======== DATA SEGMENT ========

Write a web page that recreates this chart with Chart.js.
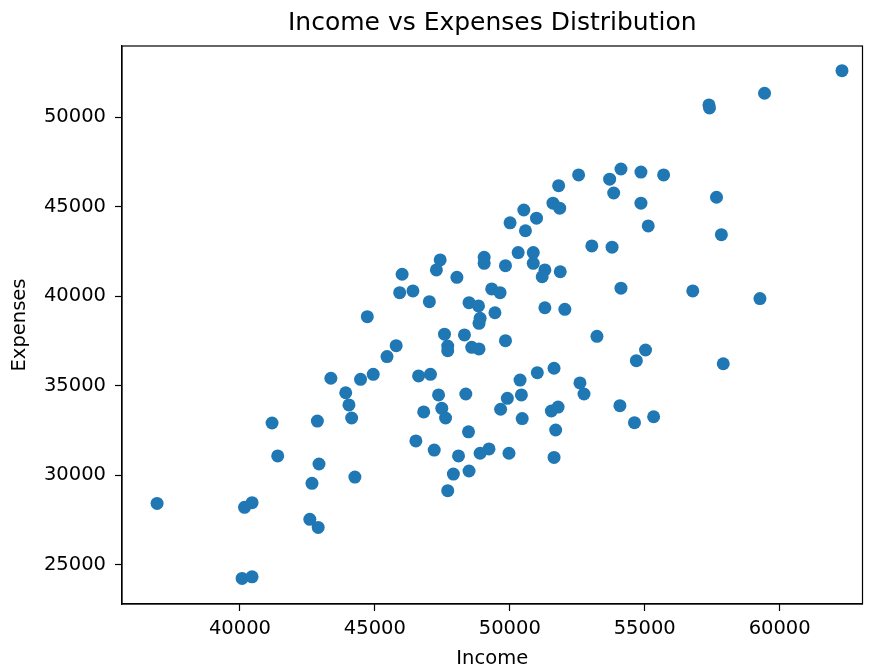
<!DOCTYPE html>
<html>
<head>
<meta charset="utf-8">
<title>Income vs Expenses Distribution</title>
<script src="https://cdn.jsdelivr.net/npm/chart.js@4.4.0/dist/chart.umd.min.js"></script>
<style>
  html, body { margin: 0; padding: 0; background: #fff; }
  #kapsayici { width: 869px; height: 666px; }
</style>
</head>
<body>
<div id="kapsayici"><canvas id="dagilimChart" width="869" height="666"></canvas></div>
<script>
/*VERILER*/
var gelirler = [
  62310, 59440, 57380, 57400, 52550, 51810, 51600, 51850, 50520, 50990,
  50010, 50580, 53700, 54120, 54860, 55700, 53850, 54860, 57660, 55130,
  57840, 53040, 53790, 54120, 56780, 59270, 53230, 55030, 54690, 57910,
  52600, 52750, 54080, 54620, 55330, 50310, 50870, 50870, 51300, 51200,
  51870, 49840, 49050, 49050, 47420, 47280, 46010, 48040, 45920, 46410,
  47020, 49330, 49640, 48490, 48840, 49450, 48900, 48860, 51300, 52040,
  44720, 47580, 47700, 47700, 48320, 48590, 48860, 49840, 45790, 45450,
  44470, 44940, 46620, 47060, 43920, 44040, 44140, 47360, 48370, 50380,
  51020, 51640, 50430, 49910, 49660, 46810, 47480, 47620, 51540, 51790,
  50460, 48470, 46520, 47200, 48100, 48900, 49230, 49970, 51700, 51640,
  44260, 47910, 48490, 47700, 36930, 40170, 40450, 40080, 40450, 41190,
  41400, 42870, 42930, 42670, 42590, 42900, 43370
];
var giderler = [
  52600, 51340, 50690, 50520, 46780, 46180, 45200, 44920, 44820, 44360,
  44100, 43660, 46540, 47110, 46940, 46780, 45770, 45200, 45530, 43930,
  43440, 42810, 42740, 40450, 40300, 39870, 37760, 37000, 36400, 36230,
  35160, 34540, 33890, 32940, 33270, 42440, 42440, 41840, 41470, 41090,
  41370, 41710, 42180, 41840, 42030, 41470, 41230, 41060, 40200, 40300,
  39700, 40410, 40200, 39640, 39460, 39080, 38770, 38490, 39360, 39270,
  38860, 37880, 37220, 36960, 37840, 37150, 37060, 37520, 37240, 36630,
  35360, 35640, 35550, 35640, 34610, 33930, 33200, 34490, 34540, 35320,
  35730, 35980, 34490, 34300, 33690, 33540, 33740, 33200, 33590, 33810,
  33170, 32430, 31920, 31410, 31080, 31230, 31470, 31230, 32530, 31000,
  29900, 30070, 30240, 29140, 28430, 28210, 28470, 24240, 24330, 32920,
  31080, 33030, 30630, 29550, 27540, 27090, 35420
];
var xEtiketleri = [40000, 45000, 50000, 55000, 60000];
var yEtiketleri = [25000, 30000, 35000, 40000, 45000, 50000];
/*VERILER*/

Chart.defaults.font.family = "'DejaVu Sans', sans-serif";
Chart.defaults.color = "#000";

var noktalar = [];
for (var i = 0; i < gelirler.length; i++) {
  noktalar.push({x: gelirler[i], y: giderler[i]});
}

/*CERCEVE CIZIMI*/
var cercevePlugin = {
  id: "cerceve",
  afterDatasetsDraw: function (chart) {
    var a = chart.chartArea;
    var ctx = chart.ctx;
    ctx.save();
    ctx.strokeStyle = "#000";
    ctx.lineWidth = 1.2;
    ctx.strokeRect(a.left, a.top, a.right - a.left, a.bottom - a.top);
    ctx.restore();
  }
};

var ctx = document.getElementById("dagilimChart");
var myChart = new Chart(ctx, {
  type: "scatter",
  data: {
    datasets: [{
      label: "Expenses",
      data: noktalar,
      backgroundColor: "#1f77b4",
      borderWidth: 0,
      pointRadius: 6.5,
      pointHoverRadius: 6.5
    }]
  },
  options: {
    responsive: false,
    animation: false,
    devicePixelRatio: 1,
    layout: { padding: { left: 0, right: 3, top: 0, bottom: 0 } },
    plugins: {
      legend: { display: false },
      tooltip: { enabled: false },
      title: {
        display: true,
        fullSize: false,
        text: "Income vs Expenses Distribution",
        color: "#000",
        font: { size: 25, weight: "normal", lineHeight: 1.2 },
        padding: { top: 8, bottom: 8 }
      }
    },
    scales: {
      x: {
        type: "linear",
        min: 35630,
        max: 63070,
        afterBuildTicks: function (scale) {
          scale.ticks = xEtiketleri.map(function (v) { return {value: v}; });
        },
        afterFit: function (scale) { scale.height = 62; },
        grid: { drawOnChartArea: false, drawTicks: true, tickLength: 7, tickColor: "#000", tickWidth: 1.2 },
        border: { display: true, color: "#000", width: 1.2 },
        ticks: {
          padding: 6,
          maxRotation: 0,
          font: { size: 19.5 },
          callback: function (v) { return String(v); }
        },
        title: {
          display: true,
          text: "Income",
          font: { size: 19.5, lineHeight: 1 },
          padding: { top: 0, bottom: -3 }
        }
      },
      y: {
        type: "linear",
        min: 22810,
        max: 53980,
        afterBuildTicks: function (scale) {
          scale.ticks = yEtiketleri.map(function (v) { return {value: v}; });
        },
        afterFit: function (scale) { scale.width = 122; },
        grid: { drawOnChartArea: false, drawTicks: true, tickLength: 7, tickColor: "#000", tickWidth: 1.2 },
        border: { display: true, color: "#000", width: 1.2 },
        ticks: {
          padding: 9,
          font: { size: 19.5 },
          callback: function (v) { return String(v); }
        },
        title: {
          display: true,
          text: "Expenses",
          font: { size: 19.5, lineHeight: 1 },
          padding: { top: 10, bottom: 0 }
        }
      }
    }
  },
  plugins: [cercevePlugin]
});
</script>
</body>
</html>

========

▸ CHALLENGE: Pictures are excluded; copy all other data exactly as shown.

▸ COMPLETED TASK:
Write a web page that recreates this chart with Chart.js.
<!DOCTYPE html>
<html>
<head>
<meta charset="utf-8">
<title>Income vs Expenses Distribution</title>
<script src="https://cdn.jsdelivr.net/npm/chart.js@4.4.0/dist/chart.umd.min.js"></script>
<style>
  html, body { margin: 0; padding: 0; background: #fff; }
  #kapsayici { width: 869px; height: 666px; }
</style>
</head>
<body>
<div id="kapsayici"><canvas id="dagilimChart" width="869" height="666"></canvas></div>
<script>
/*VERILER*/
var gelirler = [
  62310, 59440, 57380, 57400, 52550, 51810, 51600, 51850, 50520, 50990,
  50010, 50580, 53700, 54120, 54860, 55700, 53850, 54860, 57660, 55130,
  57840, 53040, 53790, 54120, 56780, 59270, 53230, 55030, 54690, 57910,
  52600, 52750, 54080, 54620, 55330, 50310, 50870, 50870, 51300, 51200,
  51870, 49840, 49050, 49050, 47420, 47280, 46010, 48040, 45920, 46410,
  47020, 49330, 49640, 48490, 48840, 49450, 48900, 48860, 51300, 52040,
  44720, 47580, 47700, 47700, 48320, 48590, 48860, 49840, 45790, 45450,
  44470, 44940, 46620, 47060, 43920, 44040, 44140, 47360, 48370, 50380,
  51020, 51640, 50430, 49910, 49660, 46810, 47480, 47620, 51540, 51790,
  50460, 48470, 46520, 47200, 48100, 48900, 49230, 49970, 51700, 51640,
  44260, 47910, 48490, 47700, 36930, 40170, 40450, 40080, 40450, 41190,
  41400, 42870, 42930, 42670, 42590, 42900, 43370
];
var giderler = [
  52600, 51340, 50690, 50520, 46780, 46180, 45200, 44920, 44820, 44360,
  44100, 43660, 46540, 47110, 46940, 46780, 45770, 45200, 45530, 43930,
  43440, 42810, 42740, 40450, 40300, 39870, 37760, 37000, 36400, 36230,
  35160, 34540, 33890, 32940, 33270, 42440, 42440, 41840, 41470, 41090,
  41370, 41710, 42180, 41840, 42030, 41470, 41230, 41060, 40200, 40300,
  39700, 40410, 40200, 39640, 39460, 39080, 38770, 38490, 39360, 39270,
  38860, 37880, 37220, 36960, 37840, 37150, 37060, 37520, 37240, 36630,
  35360, 35640, 35550, 35640, 34610, 33930, 33200, 34490, 34540, 35320,
  35730, 35980, 34490, 34300, 33690, 33540, 33740, 33200, 33590, 33810,
  33170, 32430, 31920, 31410, 31080, 31230, 31470, 31230, 32530, 31000,
  29900, 30070, 30240, 29140, 28430, 28210, 28470, 24240, 24330, 32920,
  31080, 33030, 30630, 29550, 27540, 27090, 35420
];
var xEtiketleri = [40000, 45000, 50000, 55000, 60000];
var yEtiketleri = [25000, 30000, 35000, 40000, 45000, 50000];
/*VERILER*/

Chart.defaults.font.family = "'DejaVu Sans', sans-serif";
Chart.defaults.color = "#000";

var noktalar = [];
for (var i = 0; i < gelirler.length; i++) {
  noktalar.push({x: gelirler[i], y: giderler[i]});
}

/*CERCEVE CIZIMI*/
var cercevePlugin = {
  id: "cerceve",
  afterDatasetsDraw: function (chart) {
    var a = chart.chartArea;
    var ctx = chart.ctx;
    ctx.save();
    ctx.strokeStyle = "#000";
    ctx.lineWidth = 1.2;
    ctx.strokeRect(a.left, a.top, a.right - a.left, a.bottom - a.top);
    ctx.restore();
  }
};

var ctx = document.getElementById("dagilimChart");
var myChart = new Chart(ctx, {
  type: "scatter",
  data: {
    datasets: [{
      label: "Expenses",
      data: noktalar,
      backgroundColor: "#1f77b4",
      borderWidth: 0,
      pointRadius: 6.5,
      pointHoverRadius: 6.5
    }]
  },
  options: {
    responsive: false,
    animation: false,
    devicePixelRatio: 1,
    layout: { padding: { left: 0, right: 3, top: 0, bottom: 0 } },
    plugins: {
      legend: { display: false },
      tooltip: { enabled: false },
      title: {
        display: true,
        fullSize: false,
        text: "Income vs Expenses Distribution",
        color: "#000",
        font: { size: 25, weight: "normal", lineHeight: 1.2 },
        padding: { top: 8, bottom: 8 }
      }
    },
    scales: {
      x: {
        type: "linear",
        min: 35630,
        max: 63070,
        afterBuildTicks: function (scale) {
          scale.ticks = xEtiketleri.map(function (v) { return {value: v}; });
        },
        afterFit: function (scale) { scale.height = 62; },
        grid: { drawOnChartArea: false, drawTicks: true, tickLength: 7, tickColor: "#000", tickWidth: 1.2 },
        border: { display: true, color: "#000", width: 1.2 },
        ticks: {
          padding: 6,
          maxRotation: 0,
          font: { size: 19.5 },
          callback: function (v) { return String(v); }
        },
        title: {
          display: true,
          text: "Income",
          font: { size: 19.5, lineHeight: 1 },
          padding: { top: 0, bottom: -3 }
        }
      },
      y: {
        type: "linear",
        min: 22810,
        max: 53980,
        afterBuildTicks: function (scale) {
          scale.ticks = yEtiketleri.map(function (v) { return {value: v}; });
        },
        afterFit: function (scale) { scale.width = 122; },
        grid: { drawOnChartArea: false, drawTicks: true, tickLength: 7, tickColor: "#000", tickWidth: 1.2 },
        border: { display: true, color: "#000", width: 1.2 },
        ticks: {
          padding: 9,
          font: { size: 19.5 },
          callback: function (v) { return String(v); }
        },
        title: {
          display: true,
          text: "Expenses",
          font: { size: 19.5, lineHeight: 1 },
          padding: { top: 10, bottom: 0 }
        }
      }
    }
  },
  plugins: [cercevePlugin]
});
</script>
</body>
</html>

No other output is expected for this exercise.